An American University Is Spying On Students to Predict Dropouts. Here’s What That Says About Big Data in the U.S.
Our locations are constantly being tracked, largely through our cellphones, but also by sensors and cameras that track our trajectories through our day-to-day physical environments. It’s just a fact of life these days. But what are the consequences?
What we don’t see are the “big data” machinations behind the scenes that, given details of our locations at certain times, can use them to infer things about us. And we’re not just talking about the level of “Person X is passing our store and might want to buy Product Y”—the classic business use case for location data. We’re talking about more personal attributes.
The University of Arizona (UA) has just provided a splendid example of this phenomenon. In order to figure out whether freshman students are likely to drop out after their first year, researchers there retroactively spied on their movements by tapping into the past logs of their CatCard student ID cards.
Students use the cards to access parts of the campus and to use vending machines. Here’s how UA described the research in a press release:
“If Student A, on multiple occasions, uses her CatCard at the same location at roughly the same time as Student B, it would suggest a social interaction between the two… [The researchers] additionally used the CatCard data to look at the regularity of students’ routines and whether or not they had fairly established patterns of activity during the school week…
“Considered together with demographic information and other predictive measures of freshman retention, an analysis of students’ social interactions and routines was able to accurately predict 85 to 90 percent of the freshmen who would not return for a second year at the UA, with those having less-established routines and fewer social interactions most at-risk for leaving.”
And here’s a key quote from UA professor Sudha Ram, who led the research: “[The card is] really not designed to track their social interactions, but you can, because you have a timestamp and location information.”
Now, there’s no doubting that the researchers were targeting a real problem here—too many people drop out after their freshman year, and it’s worth finding new ways to stop that happening. UA is also not actually using the researchers’ algorithms in its predictive analytics (though it does correlate 800 data points to figure out who the most at-risk students are).
Ram also stressed that the CatCard data she collected was “anonymized” in order to protect students’ privacy, to stop her from being able to identify particular students. (That said, the identifying names and ID numbers are clearly still there, as UA noted identifying attributes “ultimately would be shared only with the students’ adviser” if the system went into use.)
But even if some protections are in play here, the end result is still that the researchers repurposed people’s personal data in order to figure out if they’re behaving more aimlessly than average and judge whether or not they’ve made enough friends.

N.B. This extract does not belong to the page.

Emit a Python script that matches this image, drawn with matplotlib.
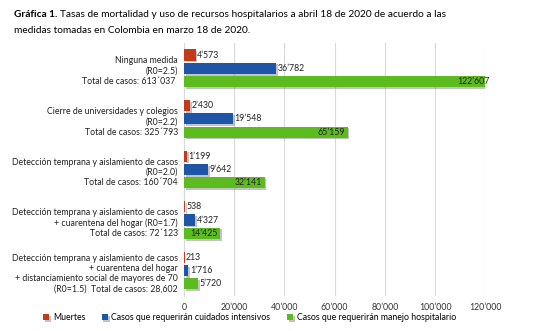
import matplotlib.pyplot as plt
import matplotlib.patheffects as pe
import numpy as np
from matplotlib.ticker import FuncFormatter

plt.rcParams['font.family'] = ['Lato', 'DejaVu Sans']

# Scenarios (top to bottom)
scenarios = [
    "Ninguna medida\n(R0=2.5)\nTotal de casos: 613´037 ",
    "Cierre de universidades y colegios\n(R0=2.2)\nTotal de casos: 325´793",
    "Detección temprana y aislamiento de casos\n(R0=2.0)\nTotal de casos: 160´704",
    "Detección temprana y aislamiento de casos\n+ cuarentena del hogar (R0=1.7)\nTotal de casos: 72´123",
    "Detección temprana y aislamiento de casos\n+ cuarentena del hogar\n+ distanciamiento social de mayores de 70\n(R0=1.5)  Total de casos: 28,602",
]
muertes = [4573, 2430, 1199, 538, 213]
uci = [36782, 19548, 9642, 4327, 1716]
hospital = [122607, 65159, 32141, 14425, 5720]

series_names = ["Muertes", "Casos que requerirán cuidados intensivos",
                "Casos que requerirán manejo hospitalario"]
colors = ["#C23A1A", "#1F55A6", "#5CBB1E"]
x_ticks = [0, 20000, 40000, 60000, 80000, 100000, 120000]

FS = 6.3
TITLE_FS = 7.3


def fmt(v):
    return f"{int(v):,}".replace(",", "’")


fig = plt.figure(figsize=(5.51, 3.31), dpi=100)
ax = fig.add_axes([0.334, 0.106, 0.547, 0.764])

y = np.arange(len(scenarios))
offset = 0.263
height = 0.22
shadow = [pe.SimplePatchShadow(offset=(1.2, -1.2), shadow_rgbFace='#888888', alpha=0.5),
          pe.Normal()]

bars = []
for k, (vals, col, name) in enumerate(zip([muertes, uci, hospital], colors, series_names)):
    b = ax.barh(y + (k - 1) * offset, vals, height=height, color=col,
                label=name, zorder=3)
    for r in b:
        r.set_path_effects(shadow)
    bars.append(b)

# value labels: outside for deaths/ICU, inside the end for hospital bars
for k, (b, vals) in enumerate(zip(bars, [muertes, uci, hospital])):
    for r, v in zip(b, vals):
        yc = r.get_y() + r.get_height() / 2
        if k == 2 and v > 10000:
            ax.text(v - 1000, yc, fmt(v), ha='right', va='center',
                    fontsize=FS, color='#222222', zorder=4)
        else:
            ax.text(v + 600, yc, fmt(v), ha='left', va='center',
                    fontsize=FS, color='#222222', zorder=4)

ax.set_xlim(0, 120000)
ax.set_ylim(4.5, -0.5)
ax.set_xticks(x_ticks)
ax.xaxis.set_major_formatter(FuncFormatter(lambda v, p: fmt(v)))
ax.tick_params(axis='x', length=0, pad=5, labelsize=FS, labelcolor='#333333')
ax.grid(axis='x', color='#D9D9D9', linewidth=0.8, zorder=0)
ax.set_yticks(y)
ax.set_yticklabels([])
ax.tick_params(axis='y', length=0)
for side in ['top', 'right', 'bottom']:
    ax.spines[side].set_visible(False)
ax.spines['left'].set_color('#D9D9D9')

# scenario labels, right aligned next to the axis
for yi, label in zip(y, scenarios):
    ax.text(-2400, yi + 0.06, label, ha='right', va='center', ma='right',
            fontsize=FS, color='#222222', linespacing=1.2)

# title: bold prefix followed by the regular text
renderer = fig.canvas.get_renderer()
t_bold = fig.text(0.025, 0.955, "Gráfica 1.", fontsize=TITLE_FS,
                  fontweight='bold', va='center')
bb = t_bold.get_window_extent(renderer)
fig.text((bb.x1 + 3) / fig.bbox.width, 0.955,
         "Tasas de mortalidad y uso de recursos hospitalarios a abril 18 de 2020 de acuerdo a las",
         fontsize=TITLE_FS, va='center')
fig.text(0.025, 0.908, "medidas tomadas en Colombia en marzo 18 de 2020.",
         fontsize=TITLE_FS, va='center')

fig.legend(handles=bars, labels=series_names, loc='center left',
           bbox_to_anchor=(0.072, 0.04), ncol=3, frameon=False,
           fontsize=FS, handlelength=0.7, handleheight=0.7,
           handletextpad=0.4, columnspacing=1.9, borderaxespad=0)

fig.savefig("out.png", dpi=100)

If this system were to be used, it wouldn’t quite be China’s dystopian “social credit” framework, but it follows much the same principles: follow people all the time and correlate various data points about them, in order to predict what they might do in the future, and stop them from doing it.
UA’s research also points to the gulf in attitudes towards surveillance, big data and privacy in the U.S. and in Europe. This is something that ought to concern American companies hoping to deploy these sorts of tactics across the Atlantic.

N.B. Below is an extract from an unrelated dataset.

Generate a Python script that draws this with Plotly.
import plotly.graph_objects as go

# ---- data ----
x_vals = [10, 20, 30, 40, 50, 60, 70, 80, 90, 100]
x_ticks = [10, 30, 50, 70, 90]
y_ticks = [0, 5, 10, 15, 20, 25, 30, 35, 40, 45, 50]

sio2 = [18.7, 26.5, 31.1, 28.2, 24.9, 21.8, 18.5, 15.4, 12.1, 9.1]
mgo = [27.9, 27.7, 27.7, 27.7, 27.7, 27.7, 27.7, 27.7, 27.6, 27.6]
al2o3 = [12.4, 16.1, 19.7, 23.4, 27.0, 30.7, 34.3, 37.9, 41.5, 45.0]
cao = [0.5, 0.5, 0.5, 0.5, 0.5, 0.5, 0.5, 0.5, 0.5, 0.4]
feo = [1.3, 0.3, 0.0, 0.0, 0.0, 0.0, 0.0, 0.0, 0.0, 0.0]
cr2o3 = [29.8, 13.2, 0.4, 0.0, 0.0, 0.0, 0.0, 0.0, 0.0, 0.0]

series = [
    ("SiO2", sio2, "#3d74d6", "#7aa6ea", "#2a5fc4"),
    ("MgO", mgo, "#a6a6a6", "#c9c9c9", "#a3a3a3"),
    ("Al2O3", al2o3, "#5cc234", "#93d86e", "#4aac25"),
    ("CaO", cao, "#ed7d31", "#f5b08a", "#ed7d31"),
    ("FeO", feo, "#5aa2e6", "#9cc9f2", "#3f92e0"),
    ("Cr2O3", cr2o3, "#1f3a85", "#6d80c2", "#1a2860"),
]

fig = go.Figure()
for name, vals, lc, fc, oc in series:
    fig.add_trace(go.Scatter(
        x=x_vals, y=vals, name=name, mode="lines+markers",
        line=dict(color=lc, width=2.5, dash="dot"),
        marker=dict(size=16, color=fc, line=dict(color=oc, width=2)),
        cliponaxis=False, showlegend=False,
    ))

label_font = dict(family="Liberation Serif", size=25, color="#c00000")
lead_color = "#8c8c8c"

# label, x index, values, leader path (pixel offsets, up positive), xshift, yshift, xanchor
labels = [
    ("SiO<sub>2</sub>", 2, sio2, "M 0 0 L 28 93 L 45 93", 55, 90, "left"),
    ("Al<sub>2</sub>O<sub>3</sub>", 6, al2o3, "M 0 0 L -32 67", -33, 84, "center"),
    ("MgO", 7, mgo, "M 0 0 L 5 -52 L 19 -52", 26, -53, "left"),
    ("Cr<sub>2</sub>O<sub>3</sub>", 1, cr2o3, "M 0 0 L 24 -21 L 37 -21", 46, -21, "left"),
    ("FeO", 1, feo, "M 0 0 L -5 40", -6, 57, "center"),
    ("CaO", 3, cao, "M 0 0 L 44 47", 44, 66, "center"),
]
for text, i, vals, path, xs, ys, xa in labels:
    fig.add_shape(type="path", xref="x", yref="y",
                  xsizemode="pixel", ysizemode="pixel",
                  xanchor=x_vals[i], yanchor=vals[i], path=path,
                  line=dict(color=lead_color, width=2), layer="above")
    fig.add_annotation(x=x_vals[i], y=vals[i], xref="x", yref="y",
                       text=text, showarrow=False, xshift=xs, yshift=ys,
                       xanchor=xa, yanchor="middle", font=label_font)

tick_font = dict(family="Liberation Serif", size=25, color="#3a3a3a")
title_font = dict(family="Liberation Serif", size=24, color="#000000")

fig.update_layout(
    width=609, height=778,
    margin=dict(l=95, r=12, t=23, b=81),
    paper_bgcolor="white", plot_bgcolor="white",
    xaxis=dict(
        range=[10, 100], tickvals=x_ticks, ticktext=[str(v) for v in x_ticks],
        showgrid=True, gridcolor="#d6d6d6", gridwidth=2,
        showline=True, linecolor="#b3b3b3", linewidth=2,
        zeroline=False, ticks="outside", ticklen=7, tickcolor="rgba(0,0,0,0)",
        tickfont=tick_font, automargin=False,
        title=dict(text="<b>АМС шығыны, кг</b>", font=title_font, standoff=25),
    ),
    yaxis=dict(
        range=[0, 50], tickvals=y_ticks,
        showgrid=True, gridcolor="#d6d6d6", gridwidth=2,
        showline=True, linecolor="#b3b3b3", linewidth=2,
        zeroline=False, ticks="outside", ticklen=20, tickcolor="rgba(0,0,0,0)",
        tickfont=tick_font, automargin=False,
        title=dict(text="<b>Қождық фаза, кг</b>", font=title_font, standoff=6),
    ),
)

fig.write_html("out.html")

The European Union will in a couple of months get a new privacy regime in the shape of the General Data Protection Regulation (GDPR). Comparing UA’s research with the GDPR’s rules is an educational exercise in itself.
Under the new EU law, it is illegal to collect personal data—any data that can be connected to an identifiable person—for one purpose and then use it for another. The GDPR also allows people to block organizations or companies from profiling them using big data systems. And it’s very strict on anonymization techniques: if it really isn’t possible to re-identify an individual, then anonymization takes data out of the GDPR’s scope, but that’s a hard thing to guarantee, and it doesn’t seem to be what’s happening in the system being researched.
These new-fangled analytics techniques may hold a lot of promise, but they also clash with privacy rights that are far more entrenched in law in Europe than they are in the U.S.
The EU approach isn’t merely legalistic—as UA’s experiment demonstrates so ably, something as banal as location data can really tell you a lot about a person, and the decisions that stem from that knowledge can have real effects on people and their futures. And what’s more, the EU has become expert at exporting its privacy norms to other countries.
U.S. companies building their own futures on big data technology had better pay heed to the problems they will face in rolling out those techniques internationally. Other countries are getting wise to the consequences.
This article was updated to clarify that Ram’s research is not yet being used in UA’s predictive analytics, and that it only involved past data.
David Meyer is a Berlin-based writer for Fortune, the author of Control Shift: How Technology Affects You and Your Rights, and a privacy consultant.